Die spanischen Behörden betreiben gegen die Verfolgte, gestützt auf den Europäischen Haftbefehl der Strafkammer (10. Abteilung) des Landgerichts in Barcelona (Sala Penal Sección 10 de la Audiencia Provincial de Barcelona) vom 27. August 2009 - Aktenzeichen: Nr. 116/08 -, der in spanischer Fassung (Bl. 19 ff. d.A.; vgl. Übersetzung Bl. 7 - 9 d.A.) vorliegt und den Anforderungen des § 83a Abs. 1 Nr. 1 - 6 IRG genügt, die Auslieferung zum Zwecke der Strafvollstreckung und Strafverfolgung.

II.

Der Europäische Haftbefehl ist in erster Linie gestützt auf das Urteil der Strafkammer (10. Abteilung) des Landgerichts in Barcelona (Sala Penal Sección 10 de la Audiencia Provincial de Barcelona) vom 19. Juni 2008 - Aktenzeichen: Nr. 116/08 -, durch das die Verfolgte wegen unerlaubter Einfuhr von Betäubungsmitteln (236 Gramm Kokain im Wert von 20 000 Euro) zu einer Freiheitsstrafe von fünf Jahren und sechs Monaten verurteilt worden ist, von der nach Anrechnung von Untersuchungshaft in der Zeit vom 12. Juli 2007 bis zum 18. September 2009 eine Reststrafe von noch 906 Tage zu vollstrecken ist.
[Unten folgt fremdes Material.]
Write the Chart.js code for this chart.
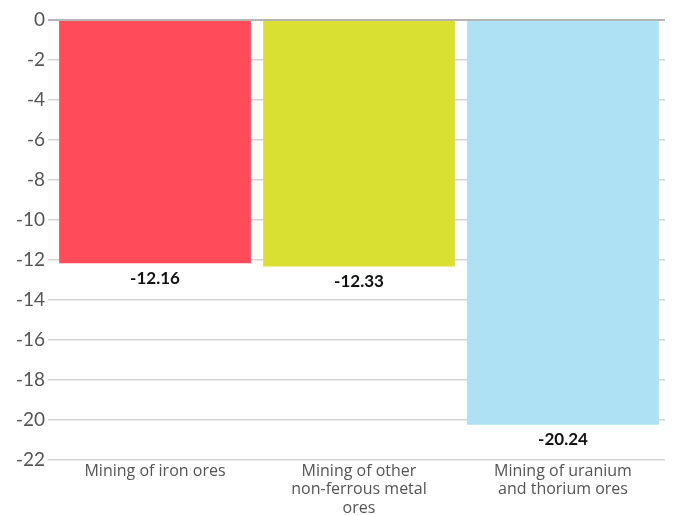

Die beiderseitige Strafbarkeit der der Verfolgten zur Last gelegten - abgeurteilten - Straftat ist nicht zu prüfen, da es sich insoweit um eine Katalogtat im Sinne des Artikels 2 Abs. 2 fünfter Spiegelstrich des Rahmenbeschlusses des Europäischen Rates über den Europäischen Haftbefehl und die Übergabeverfahren zwischen den Mitgliedstaaten vom 13. Juni 2002 handelt. Vollstreckungsverjährung ist ersichtlich nicht eingetreten. Die Auslieferungsfähigkeit ergibt sich aus Artikel 2 Nr. 1 Satz 1 des Europäischen Auslieferungsübereinkommens vom 13. Dezember 1957 (EuAlÜbk.).
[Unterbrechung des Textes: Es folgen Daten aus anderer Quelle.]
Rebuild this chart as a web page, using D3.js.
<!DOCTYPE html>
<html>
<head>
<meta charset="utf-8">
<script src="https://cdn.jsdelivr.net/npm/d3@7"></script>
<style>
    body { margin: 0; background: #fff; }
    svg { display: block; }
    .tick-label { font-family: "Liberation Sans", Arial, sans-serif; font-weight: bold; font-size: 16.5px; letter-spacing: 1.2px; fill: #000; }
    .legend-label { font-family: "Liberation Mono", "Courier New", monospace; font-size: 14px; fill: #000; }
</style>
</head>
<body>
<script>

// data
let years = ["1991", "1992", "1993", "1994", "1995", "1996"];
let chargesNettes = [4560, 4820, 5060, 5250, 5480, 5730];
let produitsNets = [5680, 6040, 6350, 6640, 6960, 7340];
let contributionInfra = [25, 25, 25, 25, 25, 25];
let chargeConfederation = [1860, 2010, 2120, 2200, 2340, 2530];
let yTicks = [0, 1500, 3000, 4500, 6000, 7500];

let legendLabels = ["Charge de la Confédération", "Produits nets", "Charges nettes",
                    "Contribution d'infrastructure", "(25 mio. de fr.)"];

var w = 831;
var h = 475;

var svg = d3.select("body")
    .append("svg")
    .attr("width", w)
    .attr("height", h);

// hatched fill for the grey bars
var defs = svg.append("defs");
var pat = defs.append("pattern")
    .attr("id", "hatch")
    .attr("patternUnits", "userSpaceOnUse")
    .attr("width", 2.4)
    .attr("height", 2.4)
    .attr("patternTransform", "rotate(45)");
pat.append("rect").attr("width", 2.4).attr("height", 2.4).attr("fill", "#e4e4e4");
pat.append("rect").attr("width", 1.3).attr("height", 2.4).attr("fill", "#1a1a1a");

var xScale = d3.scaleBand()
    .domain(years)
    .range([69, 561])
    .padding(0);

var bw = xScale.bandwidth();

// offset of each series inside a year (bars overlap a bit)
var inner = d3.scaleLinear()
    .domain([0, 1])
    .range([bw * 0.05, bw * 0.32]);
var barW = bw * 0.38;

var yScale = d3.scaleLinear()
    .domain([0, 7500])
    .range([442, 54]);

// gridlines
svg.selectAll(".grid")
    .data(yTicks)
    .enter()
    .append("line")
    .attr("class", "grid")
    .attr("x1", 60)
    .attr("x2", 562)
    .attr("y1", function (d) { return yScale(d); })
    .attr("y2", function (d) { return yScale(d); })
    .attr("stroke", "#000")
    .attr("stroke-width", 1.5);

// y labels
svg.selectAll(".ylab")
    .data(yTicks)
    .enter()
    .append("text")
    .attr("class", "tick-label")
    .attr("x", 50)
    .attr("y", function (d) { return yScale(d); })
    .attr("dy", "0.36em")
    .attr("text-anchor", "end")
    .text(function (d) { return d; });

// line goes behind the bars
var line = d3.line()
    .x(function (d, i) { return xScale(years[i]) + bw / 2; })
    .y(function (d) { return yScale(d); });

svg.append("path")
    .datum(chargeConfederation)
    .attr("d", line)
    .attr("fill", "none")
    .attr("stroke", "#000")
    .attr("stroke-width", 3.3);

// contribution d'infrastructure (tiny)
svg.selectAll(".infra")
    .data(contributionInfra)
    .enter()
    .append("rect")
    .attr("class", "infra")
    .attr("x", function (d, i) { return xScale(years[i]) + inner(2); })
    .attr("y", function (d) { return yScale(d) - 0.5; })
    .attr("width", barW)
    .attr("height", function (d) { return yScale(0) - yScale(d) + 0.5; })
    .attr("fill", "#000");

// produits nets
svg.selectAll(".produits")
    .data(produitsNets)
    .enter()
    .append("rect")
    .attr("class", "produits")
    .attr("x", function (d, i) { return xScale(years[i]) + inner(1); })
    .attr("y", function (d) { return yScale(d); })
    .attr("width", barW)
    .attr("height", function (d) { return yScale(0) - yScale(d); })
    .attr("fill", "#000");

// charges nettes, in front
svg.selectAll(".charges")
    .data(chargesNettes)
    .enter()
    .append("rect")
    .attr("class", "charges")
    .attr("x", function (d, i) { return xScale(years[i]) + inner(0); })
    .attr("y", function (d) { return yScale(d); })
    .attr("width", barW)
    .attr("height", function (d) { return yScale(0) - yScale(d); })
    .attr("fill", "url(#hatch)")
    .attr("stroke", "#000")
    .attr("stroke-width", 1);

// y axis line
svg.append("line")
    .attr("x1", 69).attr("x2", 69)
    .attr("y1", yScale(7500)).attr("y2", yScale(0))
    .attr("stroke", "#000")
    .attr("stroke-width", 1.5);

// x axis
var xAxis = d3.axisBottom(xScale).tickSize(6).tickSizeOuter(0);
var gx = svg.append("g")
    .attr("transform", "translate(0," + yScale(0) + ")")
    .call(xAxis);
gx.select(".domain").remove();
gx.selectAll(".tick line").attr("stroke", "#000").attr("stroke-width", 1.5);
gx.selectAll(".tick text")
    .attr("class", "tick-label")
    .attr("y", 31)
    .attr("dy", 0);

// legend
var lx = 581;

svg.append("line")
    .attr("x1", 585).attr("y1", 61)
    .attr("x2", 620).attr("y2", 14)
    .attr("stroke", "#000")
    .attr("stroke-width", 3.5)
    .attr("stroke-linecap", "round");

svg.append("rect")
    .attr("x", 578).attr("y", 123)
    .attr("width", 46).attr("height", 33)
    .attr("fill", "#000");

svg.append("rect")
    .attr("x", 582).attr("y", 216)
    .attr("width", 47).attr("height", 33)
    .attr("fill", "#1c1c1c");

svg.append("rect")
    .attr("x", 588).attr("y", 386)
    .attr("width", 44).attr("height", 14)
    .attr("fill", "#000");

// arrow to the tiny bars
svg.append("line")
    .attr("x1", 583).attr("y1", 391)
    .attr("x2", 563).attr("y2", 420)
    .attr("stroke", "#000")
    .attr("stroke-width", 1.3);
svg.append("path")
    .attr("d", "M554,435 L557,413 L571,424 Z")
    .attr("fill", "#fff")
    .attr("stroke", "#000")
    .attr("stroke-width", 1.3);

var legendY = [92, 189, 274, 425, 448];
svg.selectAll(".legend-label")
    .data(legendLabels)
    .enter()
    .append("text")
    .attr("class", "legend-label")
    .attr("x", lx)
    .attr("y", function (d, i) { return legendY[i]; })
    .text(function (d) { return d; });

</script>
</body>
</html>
Die Verfolgte besitzt nach den bisherigen Erkenntnissen ausschließlich die nigerianische Staatsangehörigkeit (§ 2 IRG). Die Voraussetzungen für die Anordnung der förmlichen Auslieferungshaft liegen vor. Der Europäische Haftbefehl stützt sich auf eine rechtskräftige Verurteilung, hinsichtlich derer von der Verfolgten Einwendungen nicht geltend gemacht worden sind (vgl. Bl. 17 d.A.). Bei diesem Sachverhalt sind die Voraussetzungen für die Anordnung der förmlichen Auslieferungshaft gem. § 15 IRG gegeben, zumal das Maß der zu vollstreckenden Freiheitsstrafe mindestens vier Monate (§ 3 Abs. 3 IRG) beträgt. Die Anordnung der Auslieferungshaft ist geboten, weil die Verfolgte sich der Strafvollstreckung in Spanien entzogen hat, indem sie - was sie eingeräumt hat - aus einem Hafturlaub nicht zurückgekehrt ist, sondern in das Bundesgebiet geflüchtet ist. Angesichts der Höhe der noch zu verbüßenden Reststrafe besteht Fluchtgefahr. Es ist nicht zu erwarten, dass die Verfolgte sich ohne die Anordnung der förmlichen Auslieferungshaft der Vollstreckung des spanischen Erkenntnisses stellt.

Die Anordnung der Auslieferung steht auch nicht außer Verhältnis zur Bedeutung der Sache und der in Spanien zu vollstreckenden Strafe.

Hinsichtlich des in dem Europäischen Haftbefehl der Strafkammer (10. Abteilung) des Landgerichts in Barcelona (Sala Penal Sección 10 de la Audiencia Provincial de Barcelona) vom 27. August 2009 - Aktenzeichen: Nr. 116/08 - bezeichneten Vorwurfs der Straf(vollstreckungs)vereitelung (Quebramiento de condena) gem. Art. 468 des spanischen Strafgesetzbuches ist die Anordnung der förmlichen Auslieferungshaft abzulehnen, da es an dem Erfordernis der beiderseitigen Strafbarkeit fehlt. Der in dem Europäischen Haftbefehl mitgeteilte Sachverhalt (Entziehung der Strafvollstreckung durch Nichtrückkehr aus einem Hafturlaub) ist nach deutschem Strafrecht, und zwar insbesondere im Hinblick auf das Selbstbegünstigungsprinzip (vgl. § 258 Abs. 5 StGB), nicht strafbewehrt, so dass die Voraussetzungen des § 3 Abs. 2 IRG insoweit nicht vorliegen."

Diesen zutreffenden Ausführungen schließt sich der Senat nach eigener Sachprüfung an.